Let's analyze the possibilities for the two correct positions from Guess 2. A logical starting point is to test the combination of C being 4th and B being 5th.
Assumption: C is 4th and B is 5th. This satisfies Rule 2.2.
This implies the correct order ends in `...C-B`. This also satisfies one part of Rule 2.3, as the pair (C, B) is correct.
From our assumption (C-4, B-5), we know the other positions from Guess 2 are wrong: D is not 1st, A is not 2nd, and E is not 3rd.
We still need one more correct pair from the remaining options: (D, A), (A, E), (E, C).
The pair cannot be (E, C) because that would place E in 3rd, which we know is incorrect.
The remaining students (D, A, E) must fill ranks 1, 2, and 3.
Step 3: Test the remaining pair possibilities.
Case A: The other correct pair is (A, E).
We must arrange D, A, E in ranks 1-3 to include the pair (A, E). The possibilities are `D-A-E` or `A-E-D`.
If the order is `D-A-E-C-B`: This is the exact order of Guess 2, which is explicitly wrong (Rule 2.1).
If the order is `A-E-D-C-B`: This violates Rule 1.1, which states that Rank 1 is not A.
Therefore, (A, E) cannot be the other correct pair.

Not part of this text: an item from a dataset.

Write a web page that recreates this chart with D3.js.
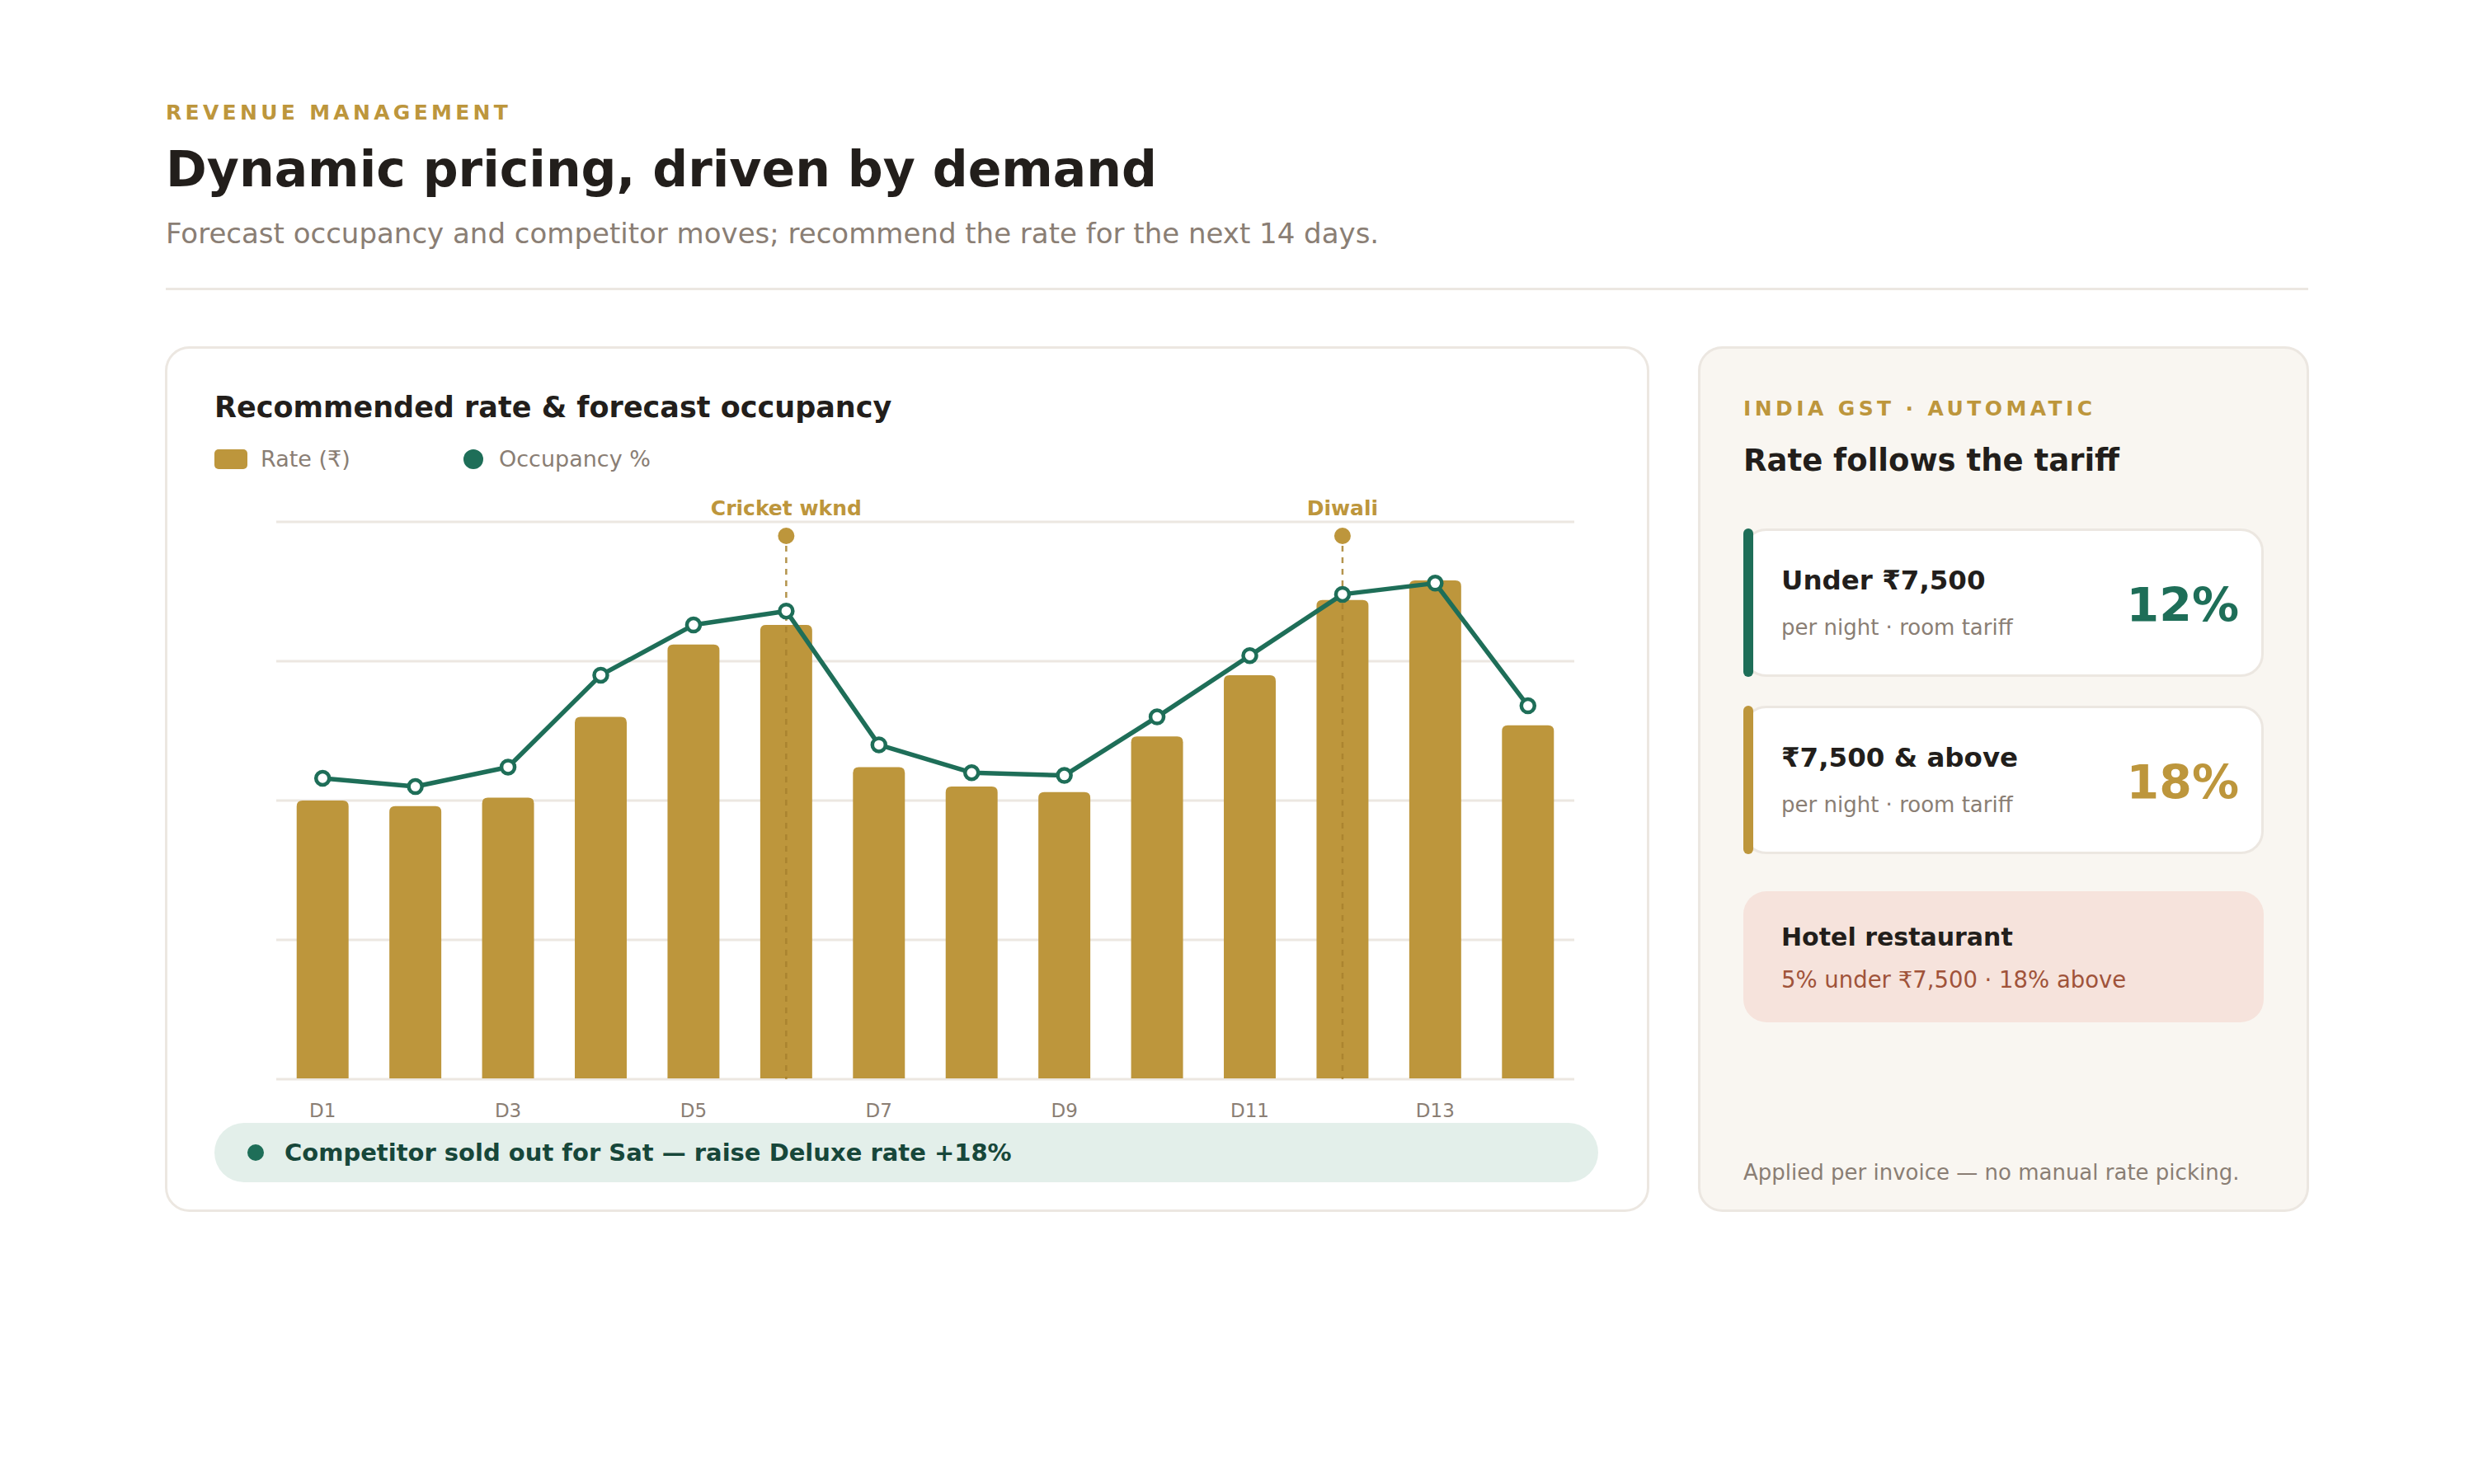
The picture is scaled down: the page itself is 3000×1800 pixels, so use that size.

Case B: The other correct pair is (D, A).
We must arrange D, A, E in ranks 1-3 to include the pair (D, A). The possibilities are `D-A-E` or `E-D-A`.
If the order is `D-A-E-C-B`: This is the order of Guess 2, which is wrong (Rule 2.1).
If the order is `E-D-A-C-B`: This is a potential solution. Let's verify it against all rules.
Step 4: Verify the potential solution E-D-A-C-B.
Check Guess 1 Rules:
Rule 1.1 (Wrong Positions): The order is E-1, D-2, A-3, C-4, B-5. This does not match any position from A-1, B-2, C-3, D-4, E-5. (Pass)
Rule 1.2 (Wrong Pairs): The order E-D-A-C-B does not contain any of the pairs (A, B), (B, C), (C, D), or (D, E). (Pass)
Check Guess 2 Rules:
Rule 2.1 (Wrong Guess): The order is not D-A-E-C-B. (Pass)
Rule 2.2 (Two Correct Positions): Comparing E-D-A-C-B to D-1, A-2, E-3, C-4, B-5, we find that C is correctly in 4th and B is correctly in 5th. Two positions are correct. (Pass)
Rule 2.3 (Two Correct Pairs): The correct order contains the pairs (D, A) and (C, B). It does not contain (A, E) or (E, C). Two pairs are correct. (Pass)
The order E-D-A-C-B satisfies all conditions.
Step 5: Determine the final answer.
The correct rank order is:
1st: Esha
2nd: Devroopa
3rd: Ankita
4th: Chanchal
5th: Bhagyashree
Now we check the given options:
(A) Ankita got the third position. — This is true.
(B) Bhagyashree got the fourth position. — False.
(C) Chanchal got the second position. — False.
(D) Devroopa stood first. — False.
(E) Esha got the fourth position. — False.